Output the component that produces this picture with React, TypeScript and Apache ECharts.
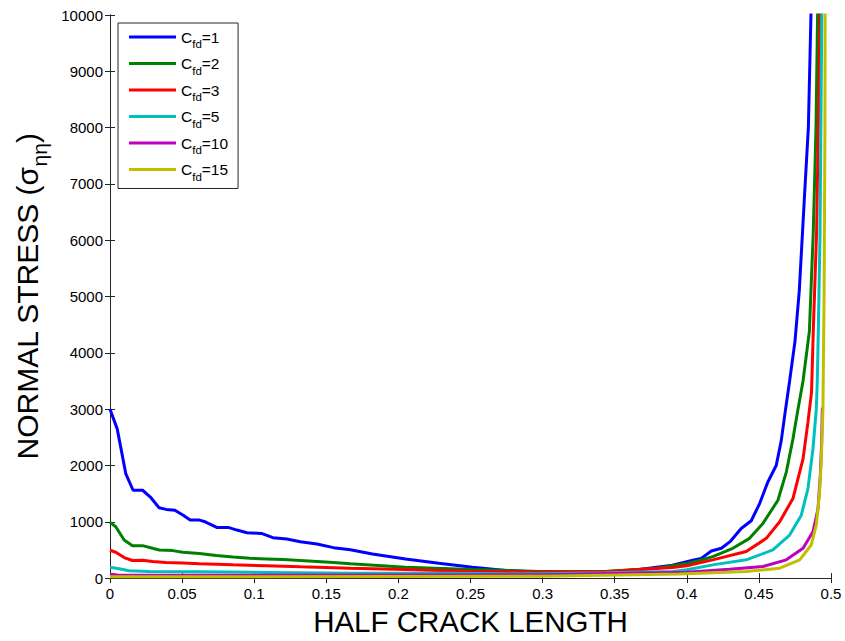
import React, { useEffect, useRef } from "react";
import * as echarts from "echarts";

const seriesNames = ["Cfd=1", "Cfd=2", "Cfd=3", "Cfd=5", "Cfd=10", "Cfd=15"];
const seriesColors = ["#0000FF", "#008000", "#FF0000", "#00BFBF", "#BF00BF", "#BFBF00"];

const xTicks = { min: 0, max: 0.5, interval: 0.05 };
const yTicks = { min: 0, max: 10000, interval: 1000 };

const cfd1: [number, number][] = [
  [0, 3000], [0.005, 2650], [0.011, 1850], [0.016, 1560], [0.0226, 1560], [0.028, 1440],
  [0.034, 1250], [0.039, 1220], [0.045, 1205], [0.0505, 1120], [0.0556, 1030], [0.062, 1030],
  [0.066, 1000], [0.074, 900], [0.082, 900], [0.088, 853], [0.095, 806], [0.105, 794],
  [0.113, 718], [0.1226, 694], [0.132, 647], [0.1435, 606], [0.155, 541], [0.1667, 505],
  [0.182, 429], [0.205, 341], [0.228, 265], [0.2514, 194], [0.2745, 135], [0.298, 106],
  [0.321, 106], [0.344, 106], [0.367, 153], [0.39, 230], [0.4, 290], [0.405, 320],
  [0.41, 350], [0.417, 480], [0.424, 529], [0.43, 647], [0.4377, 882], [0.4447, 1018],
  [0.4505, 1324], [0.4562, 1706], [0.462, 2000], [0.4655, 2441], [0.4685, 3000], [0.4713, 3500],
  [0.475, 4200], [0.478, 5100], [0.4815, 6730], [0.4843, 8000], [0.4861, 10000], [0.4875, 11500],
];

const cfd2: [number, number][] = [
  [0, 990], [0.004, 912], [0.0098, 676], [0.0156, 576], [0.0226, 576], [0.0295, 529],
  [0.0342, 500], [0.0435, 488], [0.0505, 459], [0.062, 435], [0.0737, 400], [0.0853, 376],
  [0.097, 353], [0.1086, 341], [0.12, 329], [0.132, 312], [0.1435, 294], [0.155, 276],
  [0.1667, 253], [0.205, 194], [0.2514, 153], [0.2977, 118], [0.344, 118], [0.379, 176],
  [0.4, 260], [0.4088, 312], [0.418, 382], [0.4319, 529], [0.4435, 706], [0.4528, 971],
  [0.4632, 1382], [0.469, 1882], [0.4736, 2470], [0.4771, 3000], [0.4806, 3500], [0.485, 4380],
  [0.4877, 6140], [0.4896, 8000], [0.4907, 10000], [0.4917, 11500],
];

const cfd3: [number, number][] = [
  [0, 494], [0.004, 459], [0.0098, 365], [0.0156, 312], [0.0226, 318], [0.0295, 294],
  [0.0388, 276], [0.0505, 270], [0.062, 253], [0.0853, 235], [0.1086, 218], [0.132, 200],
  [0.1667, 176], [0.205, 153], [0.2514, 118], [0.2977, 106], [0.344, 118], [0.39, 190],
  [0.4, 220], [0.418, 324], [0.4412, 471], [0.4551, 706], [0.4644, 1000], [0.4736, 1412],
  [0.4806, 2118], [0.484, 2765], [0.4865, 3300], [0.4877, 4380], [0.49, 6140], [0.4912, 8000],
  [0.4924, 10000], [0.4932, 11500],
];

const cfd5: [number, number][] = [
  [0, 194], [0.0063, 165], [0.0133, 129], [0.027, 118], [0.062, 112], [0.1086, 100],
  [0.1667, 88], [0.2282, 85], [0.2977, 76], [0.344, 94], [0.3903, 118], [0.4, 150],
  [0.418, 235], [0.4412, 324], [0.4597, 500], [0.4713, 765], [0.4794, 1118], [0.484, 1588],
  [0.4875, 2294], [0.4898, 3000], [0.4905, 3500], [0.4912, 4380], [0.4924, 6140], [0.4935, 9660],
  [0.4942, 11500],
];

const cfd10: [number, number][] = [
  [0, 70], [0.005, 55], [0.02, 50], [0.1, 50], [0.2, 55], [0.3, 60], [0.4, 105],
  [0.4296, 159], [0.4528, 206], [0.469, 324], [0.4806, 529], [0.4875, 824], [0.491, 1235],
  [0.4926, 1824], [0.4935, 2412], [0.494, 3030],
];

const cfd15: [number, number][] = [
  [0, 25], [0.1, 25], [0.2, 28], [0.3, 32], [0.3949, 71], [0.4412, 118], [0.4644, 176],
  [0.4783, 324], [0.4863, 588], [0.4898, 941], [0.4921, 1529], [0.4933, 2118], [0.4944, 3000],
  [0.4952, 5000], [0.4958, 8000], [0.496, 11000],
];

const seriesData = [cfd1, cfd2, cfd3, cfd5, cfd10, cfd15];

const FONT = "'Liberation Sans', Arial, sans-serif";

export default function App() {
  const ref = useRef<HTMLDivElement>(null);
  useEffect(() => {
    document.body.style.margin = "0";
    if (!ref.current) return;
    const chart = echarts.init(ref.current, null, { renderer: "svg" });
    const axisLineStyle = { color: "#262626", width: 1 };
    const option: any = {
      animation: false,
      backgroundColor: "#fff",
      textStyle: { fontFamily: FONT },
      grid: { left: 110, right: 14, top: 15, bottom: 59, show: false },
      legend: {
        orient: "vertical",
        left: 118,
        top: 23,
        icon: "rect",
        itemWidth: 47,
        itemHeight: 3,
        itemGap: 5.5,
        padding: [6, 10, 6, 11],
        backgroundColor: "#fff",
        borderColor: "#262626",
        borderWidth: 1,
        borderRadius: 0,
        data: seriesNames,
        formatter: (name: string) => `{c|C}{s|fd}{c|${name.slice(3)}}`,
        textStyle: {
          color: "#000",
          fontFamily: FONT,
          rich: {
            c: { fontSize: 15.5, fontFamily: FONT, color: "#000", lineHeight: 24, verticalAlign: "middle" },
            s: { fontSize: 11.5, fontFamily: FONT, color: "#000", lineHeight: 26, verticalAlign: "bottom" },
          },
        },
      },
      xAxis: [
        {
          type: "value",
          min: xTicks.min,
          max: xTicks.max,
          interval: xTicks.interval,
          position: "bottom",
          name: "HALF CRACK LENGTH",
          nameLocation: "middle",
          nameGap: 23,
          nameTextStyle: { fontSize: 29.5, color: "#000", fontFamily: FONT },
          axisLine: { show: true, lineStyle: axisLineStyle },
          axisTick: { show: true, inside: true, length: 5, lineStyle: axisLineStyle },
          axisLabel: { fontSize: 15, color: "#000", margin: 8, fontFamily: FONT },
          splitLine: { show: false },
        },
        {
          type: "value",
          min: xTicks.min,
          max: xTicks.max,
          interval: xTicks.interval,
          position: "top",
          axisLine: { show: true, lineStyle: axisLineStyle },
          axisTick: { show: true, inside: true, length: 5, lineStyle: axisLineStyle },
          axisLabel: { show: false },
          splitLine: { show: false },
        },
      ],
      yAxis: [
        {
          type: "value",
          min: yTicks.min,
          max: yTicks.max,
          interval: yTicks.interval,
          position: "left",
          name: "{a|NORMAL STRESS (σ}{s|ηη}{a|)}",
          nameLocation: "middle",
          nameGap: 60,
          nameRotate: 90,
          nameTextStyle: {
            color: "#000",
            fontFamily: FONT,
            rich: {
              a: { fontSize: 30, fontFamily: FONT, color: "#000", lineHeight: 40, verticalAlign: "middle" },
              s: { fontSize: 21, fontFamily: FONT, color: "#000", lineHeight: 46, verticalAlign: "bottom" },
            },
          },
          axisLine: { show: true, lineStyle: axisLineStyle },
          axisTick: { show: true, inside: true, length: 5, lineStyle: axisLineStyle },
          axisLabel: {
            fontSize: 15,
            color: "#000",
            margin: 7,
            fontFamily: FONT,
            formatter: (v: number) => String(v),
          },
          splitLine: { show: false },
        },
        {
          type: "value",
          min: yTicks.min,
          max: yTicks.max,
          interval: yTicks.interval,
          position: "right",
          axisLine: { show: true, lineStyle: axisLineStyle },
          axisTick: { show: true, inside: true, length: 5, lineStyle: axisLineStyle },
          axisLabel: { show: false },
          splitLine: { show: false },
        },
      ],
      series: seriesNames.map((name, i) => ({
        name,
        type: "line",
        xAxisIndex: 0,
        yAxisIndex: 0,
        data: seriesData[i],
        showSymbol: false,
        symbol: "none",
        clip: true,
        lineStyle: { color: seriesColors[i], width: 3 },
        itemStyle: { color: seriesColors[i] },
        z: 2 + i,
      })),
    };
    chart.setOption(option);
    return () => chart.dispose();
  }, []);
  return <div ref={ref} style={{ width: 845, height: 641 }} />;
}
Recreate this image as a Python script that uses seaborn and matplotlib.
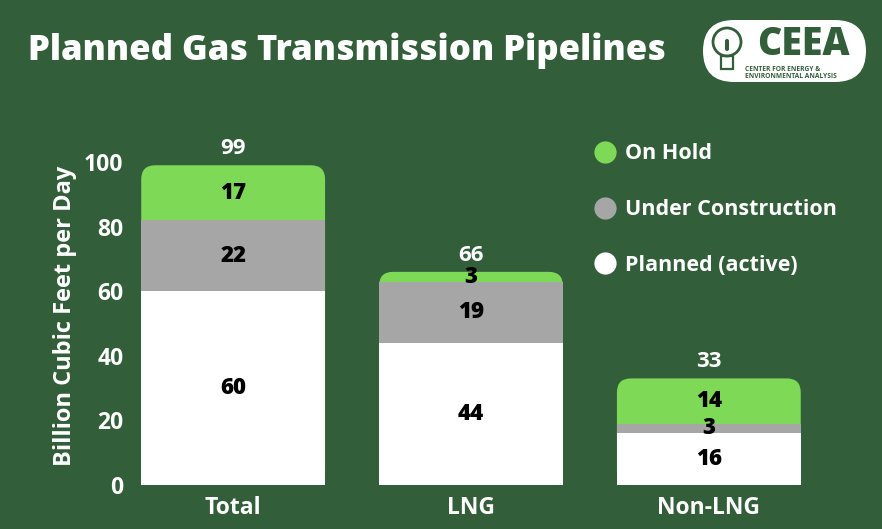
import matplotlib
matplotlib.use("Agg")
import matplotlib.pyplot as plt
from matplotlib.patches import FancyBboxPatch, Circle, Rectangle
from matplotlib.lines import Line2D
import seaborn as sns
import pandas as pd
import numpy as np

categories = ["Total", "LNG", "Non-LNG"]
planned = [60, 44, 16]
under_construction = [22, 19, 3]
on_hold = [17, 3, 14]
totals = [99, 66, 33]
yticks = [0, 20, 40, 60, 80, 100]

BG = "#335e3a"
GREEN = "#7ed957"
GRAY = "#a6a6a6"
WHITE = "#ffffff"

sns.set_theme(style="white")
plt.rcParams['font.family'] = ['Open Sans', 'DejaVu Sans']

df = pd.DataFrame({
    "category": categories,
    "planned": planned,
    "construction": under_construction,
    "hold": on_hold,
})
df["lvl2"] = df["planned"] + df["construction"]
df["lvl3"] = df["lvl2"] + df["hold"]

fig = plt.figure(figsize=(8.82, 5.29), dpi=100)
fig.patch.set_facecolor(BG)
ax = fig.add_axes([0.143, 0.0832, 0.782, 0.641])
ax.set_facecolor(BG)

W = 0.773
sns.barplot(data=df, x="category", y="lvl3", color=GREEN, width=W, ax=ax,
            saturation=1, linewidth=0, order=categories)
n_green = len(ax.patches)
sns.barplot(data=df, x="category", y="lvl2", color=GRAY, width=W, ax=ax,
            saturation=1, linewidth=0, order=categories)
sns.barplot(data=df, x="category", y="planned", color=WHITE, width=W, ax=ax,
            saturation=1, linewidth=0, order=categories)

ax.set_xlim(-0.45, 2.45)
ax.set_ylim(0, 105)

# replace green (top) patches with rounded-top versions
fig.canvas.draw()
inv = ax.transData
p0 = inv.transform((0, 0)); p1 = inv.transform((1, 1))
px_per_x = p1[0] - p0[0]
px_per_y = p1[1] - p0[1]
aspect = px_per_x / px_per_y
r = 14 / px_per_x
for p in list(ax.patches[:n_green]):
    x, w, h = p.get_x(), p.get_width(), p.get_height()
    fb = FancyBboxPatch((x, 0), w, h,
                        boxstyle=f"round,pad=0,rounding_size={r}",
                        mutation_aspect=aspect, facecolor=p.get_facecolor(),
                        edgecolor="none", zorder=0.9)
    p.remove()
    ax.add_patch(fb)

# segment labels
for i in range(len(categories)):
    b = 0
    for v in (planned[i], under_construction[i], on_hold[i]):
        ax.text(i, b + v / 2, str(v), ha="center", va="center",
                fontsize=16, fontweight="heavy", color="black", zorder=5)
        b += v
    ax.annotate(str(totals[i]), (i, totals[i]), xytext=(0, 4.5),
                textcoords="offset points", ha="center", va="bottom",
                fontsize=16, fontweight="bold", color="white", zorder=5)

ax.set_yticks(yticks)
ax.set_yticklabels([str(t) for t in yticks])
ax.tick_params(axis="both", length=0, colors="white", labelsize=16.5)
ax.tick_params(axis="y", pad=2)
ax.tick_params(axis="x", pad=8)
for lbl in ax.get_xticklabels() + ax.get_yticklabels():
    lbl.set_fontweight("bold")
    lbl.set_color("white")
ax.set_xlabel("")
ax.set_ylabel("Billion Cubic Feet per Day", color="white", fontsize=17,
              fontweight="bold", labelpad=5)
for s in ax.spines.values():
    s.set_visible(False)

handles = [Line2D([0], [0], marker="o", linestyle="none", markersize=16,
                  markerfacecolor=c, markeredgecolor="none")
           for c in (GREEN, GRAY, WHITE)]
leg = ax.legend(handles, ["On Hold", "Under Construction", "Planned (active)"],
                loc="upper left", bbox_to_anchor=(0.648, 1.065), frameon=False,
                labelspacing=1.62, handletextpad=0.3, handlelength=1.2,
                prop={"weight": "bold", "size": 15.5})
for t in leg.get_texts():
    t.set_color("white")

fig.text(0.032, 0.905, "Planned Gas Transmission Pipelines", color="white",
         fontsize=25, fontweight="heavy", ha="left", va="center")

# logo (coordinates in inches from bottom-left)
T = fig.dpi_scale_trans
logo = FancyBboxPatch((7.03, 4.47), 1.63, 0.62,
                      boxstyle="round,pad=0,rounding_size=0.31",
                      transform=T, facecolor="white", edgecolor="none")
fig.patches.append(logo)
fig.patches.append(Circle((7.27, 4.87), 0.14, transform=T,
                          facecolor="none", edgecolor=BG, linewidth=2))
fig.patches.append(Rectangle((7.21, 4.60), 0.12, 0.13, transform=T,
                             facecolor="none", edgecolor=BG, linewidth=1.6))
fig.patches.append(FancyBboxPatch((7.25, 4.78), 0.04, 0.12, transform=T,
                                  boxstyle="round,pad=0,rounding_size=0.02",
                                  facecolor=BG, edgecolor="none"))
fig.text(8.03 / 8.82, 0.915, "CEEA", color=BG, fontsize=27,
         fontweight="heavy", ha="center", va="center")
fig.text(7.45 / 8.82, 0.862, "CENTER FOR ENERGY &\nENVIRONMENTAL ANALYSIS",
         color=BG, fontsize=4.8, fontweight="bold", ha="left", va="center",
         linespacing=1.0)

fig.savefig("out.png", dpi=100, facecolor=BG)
━━━━━━
## Exercise brief
Leave out the pictures, then repeat the listing above exactly from its first line to the line with "10000, interval: 1000", inclusive.

## Final result
Output the component that produces this picture with React, TypeScript and Apache ECharts.
import React, { useEffect, useRef } from "react";
import * as echarts from "echarts";

const seriesNames = ["Cfd=1", "Cfd=2", "Cfd=3", "Cfd=5", "Cfd=10", "Cfd=15"];
const seriesColors = ["#0000FF", "#008000", "#FF0000", "#00BFBF", "#BF00BF", "#BFBF00"];

const xTicks = { min: 0, max: 0.5, interval: 0.05 };
const yTicks = { min: 0, max: 10000, interval: 1000 };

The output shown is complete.